Whether I’m in a funk or not, I ask this question fairly often: are things ever going to get better? Whether it’s something good or bad, I tend to ask this question after big events or moments in my life. To me, things can always be better because – whether or not good things happen to me – I’m usually too sad, tired or anxious to see the good things happening around me, so by that logic they can always be improved.
It took me a long time, but I finally stopped asking that question when it occurred to me that it didn’t matter how things were, or how life was going. What mattered was how I felt about those things, and how I felt about life. And there’s where I realized there was a problem. I wasn’t asking are things ever going to get better; I was asking, am I ever going to get better? And that’s the real question that scared me.
One of the first times I was in a psychiatrist’s office they told me I might not ever get better. That it was a possibility that I would have to live with this for a long time. That some people deal with their depression better than others. Granted, this was because I pressed them on these subjects and wanted their opinion, but the reality of the situation was heavy. I might not ever be 100 percent healthy again.

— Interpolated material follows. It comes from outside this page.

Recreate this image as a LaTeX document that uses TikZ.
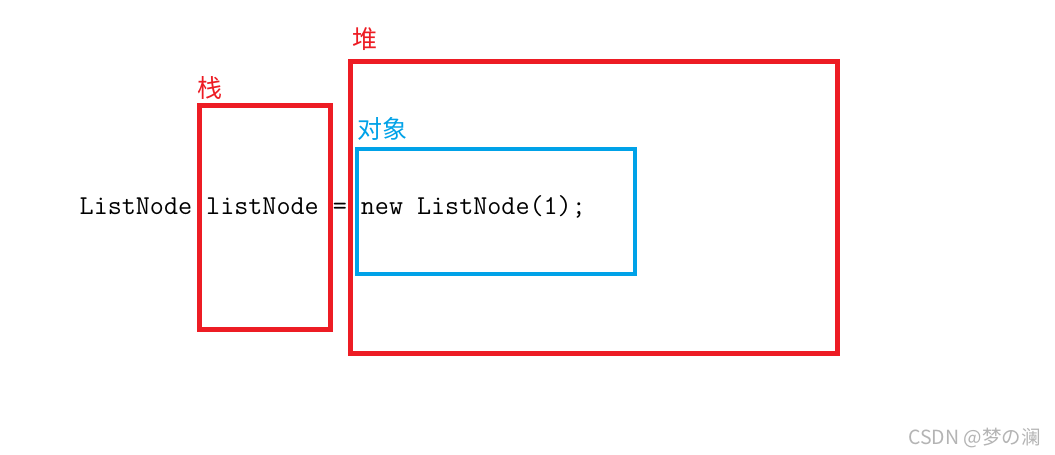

Five years after that conversation, I’m still not sure. But I am able to discern the stark difference between my mental health and the external things in my life. I’m able to stop asking if things are ever going to get better because I recognize that I have some power over those things – maybe not the power to overcome them all the time, but the power to fight back.
No, you can’t win every battle with mental illnesses that you have. But you can live to fight another day, and sometimes that’s as good as winning; on occasion it’s even better than winning. Because you know things will get better, because they can start and end with you. And let me tell you something friends, that’s a feeling unlike any other.